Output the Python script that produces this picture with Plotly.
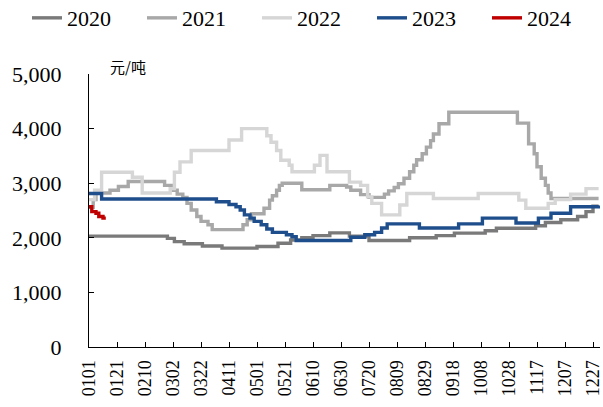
import plotly.graph_objects as go

# change-point dates (MMDD) and values (元/吨), step series
d2020 = ["0101","0226","0303","0310","0323","0406","0501","0516","0525","0602","0610","0622",
         "0706","0720","0818","0906","0919","1011","1019","1116","1123","1204","1216","1222","1227","1231"]
v2020 = [2030,1990,1930,1890,1850,1810,1840,1900,1960,2000,2040,2090,
         2030,1950,2000,2040,2085,2130,2175,2220,2280,2330,2390,2480,2580,2580]

d2021 = ["0101","0104","0106","0116","0122","0129","0224","0302","0305","0309","0312","0315","0319",
         "0322","0327","0330","0421","0424","0427","0506","0510","0512","0515","0517","0519","0602",
         "0622","0704","0707","0714","0720","0731","0803","0807","0810","0814","0818","0821","0823",
         "0827","0830","0902","0904","0908","0915","1103","1111","1115","1117","1120","1123","1125",
         "1127","1231"]
v2021 = [2560,2700,2820,2870,2940,3030,2960,2870,2800,2740,2630,2510,2390,
         2300,2240,2150,2240,2330,2440,2540,2690,2770,2870,2960,3000,2880,
         2960,2930,2870,2790,2740,2800,2860,2920,2990,3090,3210,3330,3430,
         3540,3660,3780,3900,4090,4300,4100,3720,3540,3300,3090,2960,2820,
         2720,2720]

d2022 = ["0101","0105","0110","0201","0208","0228","0303","0307","0315","0411","0420","0508","0511",
         "0515","0518","0524","0526","0611","0615","0620","0706","0714","0719","0722","0729","0811",
         "0816","0904","1006","1104","1109","1125","1130","1211","1222","1231"]
v2022 = [2700,2870,3200,3110,2820,2900,3200,3390,3600,3790,4000,3870,3750,
         3600,3420,3330,3210,3330,3510,3210,3020,2960,2750,2630,2420,2600,
         2810,2720,2810,2690,2540,2630,2700,2800,2900,2900]

d2023 = ["0101","0110","0402","0411","0416","0419","0422","0426","0429","0504","0508","0512","0522",
         "0526","0529","0707","0717","0724","0729","0802","0825","0922","1009","1102","1118","1127",
         "1211","1231"]
v2023 = [2810,2710,2660,2610,2570,2510,2420,2360,2300,2240,2160,2100,2055,
         2020,1950,2010,2055,2100,2180,2255,2180,2255,2360,2270,2360,2450,
         2570,2590]

d2024 = ["0101","0103","0106","0108","0111","0113"]
v2024 = [2570,2480,2450,2390,2360,2360]

x_tick_labels = ["0101","0121","0210","0302","0322","0411","0501","0521","0610","0630",
                 "0720","0809","0829","0918","1008","1028","1117","1207","1227"]
y_tick_values = [0, 1000, 2000, 3000, 4000, 5000]

series = [("2020", d2020, v2020, "#7a7a7a"),
          ("2021", d2021, v2021, "#a8a8a8"),
          ("2022", d2022, v2022, "#d6d6d6"),
          ("2023", d2023, v2023, "#1f4e8c"),
          ("2024", d2024, v2024, "#c00000")]

SERIF = "Liberation Serif"

def to_date(s):
    return "2023-" + s[:2] + "-" + s[2:]

fig = go.Figure()
for name, d, v, c in series:
    fig.add_trace(go.Scatter(
        x=[to_date(s) for s in d], y=v, name=name,
        mode="lines", line=dict(color=c, width=3.4, shape="hv")))

fig.update_layout(
    width=603, height=407,
    margin=dict(l=89, r=3, t=74, b=60, autoexpand=False),
    paper_bgcolor="white", plot_bgcolor="white",
    font=dict(family=SERIF, size=22, color="black"),
    legend=dict(orientation="h", xref="paper", yref="paper",
                x=-0.1213, y=1.205, xanchor="left", yanchor="middle",
                font=dict(family=SERIF, size=22, color="black"),
                bgcolor="rgba(0,0,0,0)", entrywidth=70, entrywidthmode="pixels"),
    annotations=[dict(text="元/吨", xref="paper", yref="paper", x=0.037, y=1.028,
                      xanchor="left", yanchor="middle", showarrow=False,
                      font=dict(family="Noto Sans CJK SC", size=15, color="black"))],
)
fig.update_xaxes(type="date", range=["2023-01-01", "2024-01-01"], automargin=False,
                 tickmode="array", tickvals=[to_date(s) for s in x_tick_labels],
                 ticktext=x_tick_labels,
                 tickangle=-90, showline=True, linecolor="black", linewidth=1,
                 ticks="inside", ticklen=5, tickcolor="black", showgrid=False,
                 zeroline=False, ticklabelstandoff=5, ticklabeloverflow="allow",
                 tickfont=dict(family=SERIF, size=18, color="black"))
fig.update_yaxes(range=[0, 5000], tickmode="array", tickvals=y_tick_values,
                 tickformat=",", automargin=False,
                 showline=True, linecolor="black", linewidth=1,
                 ticks="inside", ticklen=5, tickcolor="black", showgrid=False,
                 zeroline=False, ticklabelstandoff=22,
                 tickfont=dict(family=SERIF, size=22, color="black"))

fig.write_html("out.html")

+---+

Set down the material exactly, every line of it, except for the pictures.

Output the Python script that produces this picture with Plotly.
import plotly.graph_objects as go

# change-point dates (MMDD) and values (元/吨), step series
d2020 = ["0101","0226","0303","0310","0323","0406","0501","0516","0525","0602","0610","0622",
         "0706","0720","0818","0906","0919","1011","1019","1116","1123","1204","1216","1222","1227","1231"]
v2020 = [2030,1990,1930,1890,1850,1810,1840,1900,1960,2000,2040,2090,
         2030,1950,2000,2040,2085,2130,2175,2220,2280,2330,2390,2480,2580,2580]

d2021 = ["0101","0104","0106","0116","0122","0129","0224","0302","0305","0309","0312","0315","0319",
         "0322","0327","0330","0421","0424","0427","0506","0510","0512","0515","0517","0519","0602",
         "0622","0704","0707","0714","0720","0731","0803","0807","0810","0814","0818","0821","0823",
         "0827","0830","0902","0904","0908","0915","1103","1111","1115","1117","1120","1123","1125",
         "1127","1231"]
v2021 = [2560,2700,2820,2870,2940,3030,2960,2870,2800,2740,2630,2510,2390,
         2300,2240,2150,2240,2330,2440,2540,2690,2770,2870,2960,3000,2880,
         2960,2930,2870,2790,2740,2800,2860,2920,2990,3090,3210,3330,3430,
         3540,3660,3780,3900,4090,4300,4100,3720,3540,3300,3090,2960,2820,
         2720,2720]

d2022 = ["0101","0105","0110","0201","0208","0228","0303","0307","0315","0411","0420","0508","0511",
         "0515","0518","0524","0526","0611","0615","0620","0706","0714","0719","0722","0729","0811",
         "0816","0904","1006","1104","1109","1125","1130","1211","1222","1231"]
v2022 = [2700,2870,3200,3110,2820,2900,3200,3390,3600,3790,4000,3870,3750,
         3600,3420,3330,3210,3330,3510,3210,3020,2960,2750,2630,2420,2600,
         2810,2720,2810,2690,2540,2630,2700,2800,2900,2900]

d2023 = ["0101","0110","0402","0411","0416","0419","0422","0426","0429","0504","0508","0512","0522",
         "0526","0529","0707","0717","0724","0729","0802","0825","0922","1009","1102","1118","1127",
         "1211","1231"]
v2023 = [2810,2710,2660,2610,2570,2510,2420,2360,2300,2240,2160,2100,2055,
         2020,1950,2010,2055,2100,2180,2255,2180,2255,2360,2270,2360,2450,
         2570,2590]

d2024 = ["0101","0103","0106","0108","0111","0113"]
v2024 = [2570,2480,2450,2390,2360,2360]

x_tick_labels = ["0101","0121","0210","0302","0322","0411","0501","0521","0610","0630",
                 "0720","0809","0829","0918","1008","1028","1117","1207","1227"]
y_tick_values = [0, 1000, 2000, 3000, 4000, 5000]

series = [("2020", d2020, v2020, "#7a7a7a"),
          ("2021", d2021, v2021, "#a8a8a8"),
          ("2022", d2022, v2022, "#d6d6d6"),
          ("2023", d2023, v2023, "#1f4e8c"),
          ("2024", d2024, v2024, "#c00000")]

SERIF = "Liberation Serif"

def to_date(s):
    return "2023-" + s[:2] + "-" + s[2:]

fig = go.Figure()
for name, d, v, c in series:
    fig.add_trace(go.Scatter(
        x=[to_date(s) for s in d], y=v, name=name,
        mode="lines", line=dict(color=c, width=3.4, shape="hv")))

fig.update_layout(
    width=603, height=407,
    margin=dict(l=89, r=3, t=74, b=60, autoexpand=False),
    paper_bgcolor="white", plot_bgcolor="white",
    font=dict(family=SERIF, size=22, color="black"),
    legend=dict(orientation="h", xref="paper", yref="paper",
                x=-0.1213, y=1.205, xanchor="left", yanchor="middle",
                font=dict(family=SERIF, size=22, color="black"),
                bgcolor="rgba(0,0,0,0)", entrywidth=70, entrywidthmode="pixels"),
    annotations=[dict(text="元/吨", xref="paper", yref="paper", x=0.037, y=1.028,
                      xanchor="left", yanchor="middle", showarrow=False,
                      font=dict(family="Noto Sans CJK SC", size=15, color="black"))],
)
fig.update_xaxes(type="date", range=["2023-01-01", "2024-01-01"], automargin=False,
                 tickmode="array", tickvals=[to_date(s) for s in x_tick_labels],
                 ticktext=x_tick_labels,
                 tickangle=-90, showline=True, linecolor="black", linewidth=1,
                 ticks="inside", ticklen=5, tickcolor="black", showgrid=False,
                 zeroline=False, ticklabelstandoff=5, ticklabeloverflow="allow",
                 tickfont=dict(family=SERIF, size=18, color="black"))
fig.update_yaxes(range=[0, 5000], tickmode="array", tickvals=y_tick_values,
                 tickformat=",", automargin=False,
                 showline=True, linecolor="black", linewidth=1,
                 ticks="inside", ticklen=5, tickcolor="black", showgrid=False,
                 zeroline=False, ticklabelstandoff=22,
                 tickfont=dict(family=SERIF, size=22, color="black"))

fig.write_html("out.html")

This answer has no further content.